▸ PROBLEM STATEMENT: Could the lines from the start of the data through the line with "return (T + ph - (y - OFF)) / ph" be set down exactly, with no pictures among them?

━━━ SUPPLIED MATERIAL

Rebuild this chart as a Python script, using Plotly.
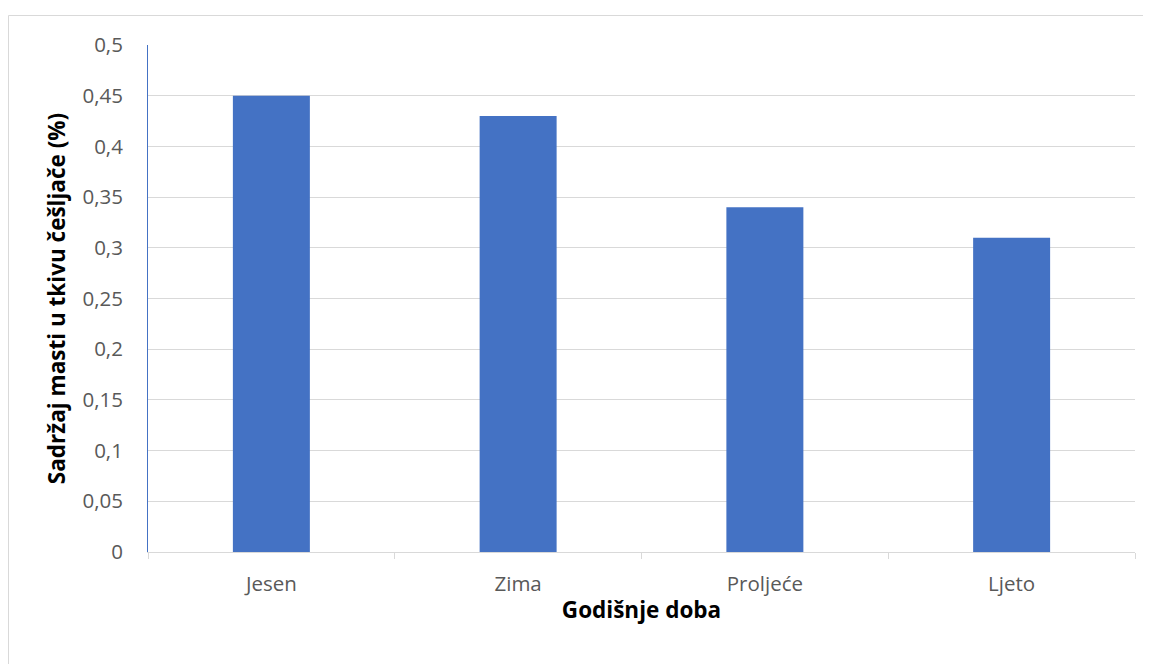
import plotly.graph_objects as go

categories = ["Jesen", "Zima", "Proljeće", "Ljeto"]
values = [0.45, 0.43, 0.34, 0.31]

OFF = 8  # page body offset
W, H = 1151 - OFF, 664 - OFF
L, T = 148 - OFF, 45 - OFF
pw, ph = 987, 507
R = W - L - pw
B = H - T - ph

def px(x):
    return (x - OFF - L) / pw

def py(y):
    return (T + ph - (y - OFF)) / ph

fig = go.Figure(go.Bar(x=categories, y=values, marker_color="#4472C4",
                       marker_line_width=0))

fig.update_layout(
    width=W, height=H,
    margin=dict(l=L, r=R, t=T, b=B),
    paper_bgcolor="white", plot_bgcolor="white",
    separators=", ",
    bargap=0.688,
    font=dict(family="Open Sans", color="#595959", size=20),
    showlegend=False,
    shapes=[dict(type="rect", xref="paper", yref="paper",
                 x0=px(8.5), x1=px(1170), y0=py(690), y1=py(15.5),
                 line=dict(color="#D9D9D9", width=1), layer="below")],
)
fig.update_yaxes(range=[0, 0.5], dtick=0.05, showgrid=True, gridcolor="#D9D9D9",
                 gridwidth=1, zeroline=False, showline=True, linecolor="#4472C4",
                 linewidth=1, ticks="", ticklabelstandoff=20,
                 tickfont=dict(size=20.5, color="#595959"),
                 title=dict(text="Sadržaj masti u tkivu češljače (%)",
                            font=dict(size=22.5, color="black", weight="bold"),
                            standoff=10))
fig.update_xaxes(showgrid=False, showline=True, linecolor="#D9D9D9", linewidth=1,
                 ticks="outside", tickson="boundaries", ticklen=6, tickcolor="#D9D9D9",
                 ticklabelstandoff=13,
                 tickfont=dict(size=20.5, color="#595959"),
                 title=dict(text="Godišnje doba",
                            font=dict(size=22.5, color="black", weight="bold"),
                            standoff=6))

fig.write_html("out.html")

━━━━━━

▸ SOLUTION TO THE EXERCISE:
Rebuild this chart as a Python script, using Plotly.
import plotly.graph_objects as go

categories = ["Jesen", "Zima", "Proljeće", "Ljeto"]
values = [0.45, 0.43, 0.34, 0.31]

OFF = 8  # page body offset
W, H = 1151 - OFF, 664 - OFF
L, T = 148 - OFF, 45 - OFF
pw, ph = 987, 507
R = W - L - pw
B = H - T - ph

def px(x):
    return (x - OFF - L) / pw

def py(y):
    return (T + ph - (y - OFF)) / ph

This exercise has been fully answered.